One morning a few weeks ago, I woke up. I know it sounds insane but in that moment I realized that I was powerful and have complete control over everything in my life, even if at times it doesn’t seem like it. Everything I had previously worried about, people’s perceptions of me, all of the fear just disappeared.  Other people’s opinions, while valid, have no bearing on who I actually am. I am wearing my hair natural for the first time since middle school, dressing in clothes that I like for my body type and shooting my shot at any hottie that I want to get to know better without worrying about things that used to bother me – including but not limited to: Will he like me? What if he has a girlfriend? He’ll definitely think I’m easy because I’m approaching him first and not waiting for him to notice my subtle eye contact. Even if I go up to a guy and he has a girlfriend or god forbid  I am not his type or whatever, my life goes on. 

Men and women alike clown others for being aggressive and going after what they want but they are only playing themselves. Guys would rather go on Twitter and rant about how there are no good women than actually ask out the girl they have been crushing on for years. Women go to parties and sit on their phones the entire time, trying to seem hot and aloof while waiting for guys to notice them. Pro tip: Stop staring at your dry ass timeline and get out there. Contrary to what you have been told, its not about what you look like or what you have – its about caring less about others (in a non-narcissistic way) and realizing nobody else is going to bring you happiness but yourself. Go up to that cute guy at Trader Joe’s or that barista who makes your coffee every morning. Think about the worst possible thing that could happen. If you’re currently thinking “he/she will reject me”, then you need to re-read this entire article.

 

 

Breakups

A few weeks ago, post-breakup, I can safely say that I was in my feelings. There was no rom com and ice cream binge. There were barely any tears because I had cried during the weeks before it even happened. Instead, I went to LA and drank lots of tequila and ate tacos for a week with one of my best friends. I highly recommend this method of coping.

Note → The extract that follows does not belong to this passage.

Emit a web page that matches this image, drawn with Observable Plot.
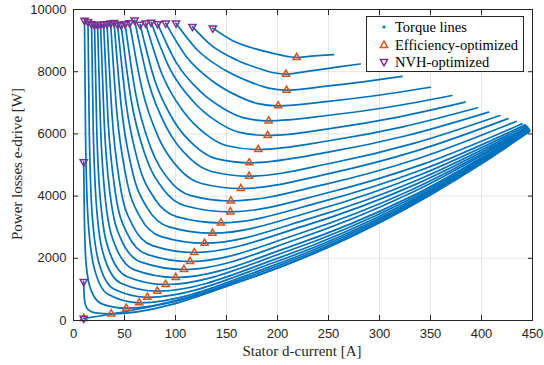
<!DOCTYPE html>
<html><head><meta charset="utf-8">
<script src="https://cdn.jsdelivr.net/npm/d3@7"></script>
<script src="https://cdn.jsdelivr.net/npm/@observablehq/plot@0.6"></script>
<style>
body{margin:0;background:#fff;}
#wrap{position:relative;width:544px;height:365px;overflow:hidden;}
.lab{position:absolute;font-family:"Liberation Serif","Times New Roman",serif;font-size:15px;line-height:16px;color:#262626;white-space:nowrap;}
#xlab{left:0;width:544px;text-align:center;top:343px;padding-left:60px;box-sizing:border-box;}
#ylab{left:17px;top:164px;transform:translate(-50%,-50%) rotate(-90deg);}
#legend{position:absolute;left:366px;top:16px;width:158px;height:56px;border:1px solid #262626;background:#fff;box-sizing:border-box;font-family:"Liberation Serif","Times New Roman",serif;font-size:14.5px;color:#000;}
.row{position:absolute;left:0;height:18px;line-height:18px;}
.row svg{position:absolute;left:12px;top:4px;}
.row span{position:absolute;left:28px;top:0;white-space:nowrap;}
</style></head>
<body><div id="wrap"></div>
<script>
const xTicks = [0,50,100,150,200,250,300,350,400,450];
const yTicks = [0,2000,4000,6000,8000,10000];

// Torque lines: points (stator d-current [A], losses [W])
const torqueX = [
 [10,50,100,150,200,250,300,350,400,447],
 [10,10.4,11.5,14.6,21.3,37,172.3,307.6,447],
 [10,10.7,12.4,17.3,27.7,51.8,182.2,312.6,447],
 [10.8,11.8,14.2,20.5,33.8,64.4,190.7,316.9,447],
 [14.2,15.5,18.3,25.3,39.6,72.4,196,319.6,447],
 [17.7,19.4,22.9,30.8,46.5,82.2,202.6,323,447],
 [20.6,22.8,27.0,35.8,52.6,90.4,208.1,325.8,446.5],
 [23.6,26.5,31.5,41.5,59.8,100.2,214.5,328.8,446.5],
 [26.5,30.1,36.1,47.0,66.3,108.3,219.7,331.2,446],
 [29.5,33.8,40.7,52.4,72.1,114.3,223.8,333.2,446],
 [32.9,37.8,45.5,57.8,77.4,118.4,226.3,334.3,445.5],
 [36.4,42.4,51.6,65.2,86.0,128.5,233,337.4,445],
 [39.8,46.9,57.4,72.3,93.6,136.3,237.8,339.4,444],
 [43.2,51.6,63.6,79.8,101.8,144.5,243,341.5,443],
 [46.7,56.5,70.5,88.2,111.0,153.8,248.2,342.7,440],
 [50.6,61.1,75.8,93.6,115.2,154.3,246.6,338.9,434],
 [55,67.2,83.9,103.4,125.5,164.1,250.5,337,426],
 [59.9,73.6,92.2,113.1,135.3,172.3,253.4,334.5,418],
 [65.3,79.5,98.6,119.2,139.8,172.3,249.8,327.2,407],
 [70.7,86.6,107.8,129.9,150.5,181.1,252,322.9,396],
 [76.1,93.9,117.4,141.1,161.9,190.4,254.3,318.2,384],
 [82.5,100.8,124.6,148.1,167.2,191.3,250.6,309.9,371],
 [90.4,110.3,136.1,160.8,179.5,200.7,250,299.2,350],
 [100.5,121.5,148.4,173.6,191.3,208.9,246.2,283.5,322],
 [116.6,135.5,159.8,181.9,196.2,208.3,232.3,256.3,281],
 [136.6,154.7,177.7,198.3,210.6,218.8,230.7,242.7,255]
];
const torqueY = [
 [70,281,641,1107,1680,2359,3145,4037,5036,6075],
 [1250,836,526,339,246,215,1357,3280,6085],
 [5100,3218,1807,960,536,395,1539,3403,6095],
 [9650,6018,3293,1659,841,569,1707,3517,6105],
 [9600,6058,3402,1808,1012,746,1857,3612,6115],
 [9540,6101,3521,1974,1200,942,2030,3724,6125],
 [9510,6169,3664,2160,1409,1158,2210,3837,6140],
 [9510,6259,3821,2358,1627,1383,2399,3951,6150],
 [9520,6368,4004,2586,1876,1640,2620,4106,6165],
 [9530,6477,4187,2813,2126,1897,2823,4228,6180],
 [9540,6598,4392,3068,2407,2186,3043,4361,6200],
 [9560,6730,4608,3335,2698,2486,3290,4517,6225],
 [9580,6871,4839,3620,3010,2807,3545,4679,6255],
 [9530,6974,5058,3908,3333,3141,3814,4847,6290],
 [9500,7098,5297,4216,3675,3495,4101,5029,6325],
 [9540,7261,5551,4526,4013,3842,4379,5218,6400],
 [9570,7440,5842,4883,4404,4244,4725,5462,6490],
 [9660,7652,6146,5242,4791,4640,5064,5703,6590],
 [9520,7740,6406,5605,5204,5071,5416,5949,6700],
 [9560,7935,6717,5985,5620,5498,5788,6228,6840],
 [9590,8134,7041,6386,6058,5949,6187,6540,7020],
 [9540,8292,7357,6795,6515,6421,6599,6866,7235],
 [9560,8498,7701,7223,6984,6904,7048,7243,7500],
 [9560,8698,8052,7664,7470,7405,7529,7673,7850],
 [9450,8838,8379,8104,7966,7920,8026,8137,8250],
 [9400,9023,8740,8570,8485,8457,8494,8525,8550]
];
const effX = [10,37,51.8,64.4,72.4,82.2,90.4,100.2,108.3,114.3,118.4,128.5,136.3,144.5,153.8,154.3,164.1,172.3,172.3,181.1,190.4,191.3,200.7,208.9,208.3,218.8];
const effY = [70,215,395,569,746,942,1158,1383,1640,1897,2186,2486,2807,3141,3495,3842,4244,4640,5071,5498,5949,6421,6904,7405,7920,8457];
const nvhX = [10,10,10,10.8,14.2,17.7,20.6,23.6,26.5,29.5,32.9,36.4,39.8,43.2,46.7,50.6,55,59.9,65.3,70.7,76.1,82.5,90.4,100.5,116.6,136.6];
const nvhY = [70,1250,5100,9650,9600,9540,9510,9510,9520,9530,9540,9560,9580,9530,9500,9540,9570,9660,9520,9560,9590,9540,9560,9560,9450,9400];
const legendLabels = ["Torque lines","Efficiency-optimized","NVH-optimized"];

const BLUE="#0072BD", ORANGE="#D95319", PURPLE="#7E2F8E", AX="#262626";

const lines = torqueX.flatMap((xs,k)=>xs.map((x,i)=>({k,x,y:torqueY[k][i]})));
const eff = effX.map((x,i)=>({x,y:effY[i]}));
const nvh = nvhX.map((x,i)=>({x,y:nvhY[i]}));

const triUp = {draw(c,size){const r=Math.sqrt(size/Math.PI)*1.15;c.moveTo(0,-r);c.lineTo(r*0.866,r*0.5);c.lineTo(-r*0.866,r*0.5);c.closePath();}};
const triDown = {draw(c,size){const r=Math.sqrt(size/Math.PI)*1.15;c.moveTo(0,r);c.lineTo(r*0.866,-r*0.5);c.lineTo(-r*0.866,-r*0.5);c.closePath();}};
const fmt = d => String(d);

const chart = Plot.plot({
  width:544, height:365,
  marginLeft:73, marginRight:12, marginTop:9, marginBottom:45,
  x:{domain:[0,450], label:null},
  y:{domain:[0,10000], label:null},
  style:{fontFamily:"'Liberation Sans',Arial,sans-serif", fontSize:"13px", color:AX, background:"#fff"},
  marks:[
    Plot.gridX(xTicks,{stroke:AX, strokeOpacity:0.12}),
    Plot.gridY(yTicks,{stroke:AX, strokeOpacity:0.12}),
    Plot.line(lines,{x:"x",y:"y",z:"k",stroke:BLUE,strokeWidth:1.7,curve:"monotone-x",clip:true}),
    Plot.dot(eff,{x:"x",y:"y",symbol:triUp,r:3.6,stroke:ORANGE,strokeWidth:1.5,fill:"none"}),
    Plot.dot(nvh,{x:"x",y:"y",symbol:triDown,r:3.6,stroke:PURPLE,strokeWidth:1.5,fill:"none"}),
    Plot.frame({stroke:AX}),
    Plot.axisX(xTicks,{anchor:"bottom",tickSize:-5,tickPadding:13,stroke:AX,fill:AX,label:null,tickFormat:fmt}),
    Plot.axisX(xTicks,{anchor:"top",tickSize:-5,stroke:AX,fill:"none",label:null}),
    Plot.axisY(yTicks,{anchor:"left",tickSize:-5,tickPadding:12,stroke:AX,fill:AX,label:null,tickFormat:fmt}),
    Plot.axisY(yTicks,{anchor:"right",tickSize:-5,stroke:AX,fill:"none",label:null})
  ]
});
const wrap = document.getElementById("wrap");
wrap.appendChild(chart);

const xl = document.createElement("div"); xl.className="lab"; xl.id="xlab"; xl.textContent="Stator d-current [A]"; wrap.appendChild(xl);
const yl = document.createElement("div"); yl.className="lab"; yl.id="ylab"; yl.textContent="Power losses e-drive [W]"; wrap.appendChild(yl);

const lg = document.createElement("div"); lg.id="legend";
const syms = [
  `<svg width="10" height="10"><circle cx="5" cy="5" r="1.6" fill="${BLUE}"/></svg>`,
  `<svg width="10" height="10"><path d="M5,1.2L8.6,7.5L1.4,7.5Z" fill="none" stroke="${ORANGE}" stroke-width="1.5"/></svg>`,
  `<svg width="10" height="10"><path d="M5,8.8L8.6,2.5L1.4,2.5Z" fill="none" stroke="${PURPLE}" stroke-width="1.5"/></svg>`
];
legendLabels.forEach((t,i)=>{
  const r=document.createElement("div"); r.className="row"; r.style.top=(1+i*17.5)+"px";
  r.innerHTML=syms[i]+`<span>${t}</span>`; lg.appendChild(r);
});
wrap.appendChild(lg);
</script></body></html>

Today I can honestly say that I am okay. This post is not going to be like the initial piece I drafted which in hindsight was more of a letter to my ex than an actual blog post for everyone to to see (pro tip: do not post when you’re reeling from a breakup. It is not cute!) I decided to keep that one for me and primarily focus on moving forward. Anyone who knows me knows that I can hold a grudge to the death. I am still salty at this kid who popped one of my balloons during my 8th birthday party. But when it comes to exes, I put them into two categories: 1) eternally banished assclown and 2) still an assclown but perhaps civility can happen in the future. I decided to go against perhaps better judgement and stay friends with my ex, because I realized after I got over the blow to my ego that I was not actually mad at him, but more so at the overall situation. I chalked it up to lessons learned: no more long distance relationships, know when your man is acting up and most importantly: breakups are not the end of the world, but simply the end of a phase.

This post is short but sweet. I did not want to simply gloss over my breakup as though it did not affect me, because it was an impactful part of my life. I loved him and anyone close to me knows that. As a writer, its only fair that I expose both the good and bad sides of my life. This is not Instagram where everyone only shares the bougie and fun shit they’re up to. I will always remain honest on here, whether I am hurting or I am feeling invincible. More than anything I want our emotionally challenged generation to understand that it is fine to feel sad and vulnerable. You don’t have to be “good” all the damn time. You will never be able to avoid getting hurt, but pain is temporary, so fall in and out of love as it happens and enjoy these experiences regardless of how they end.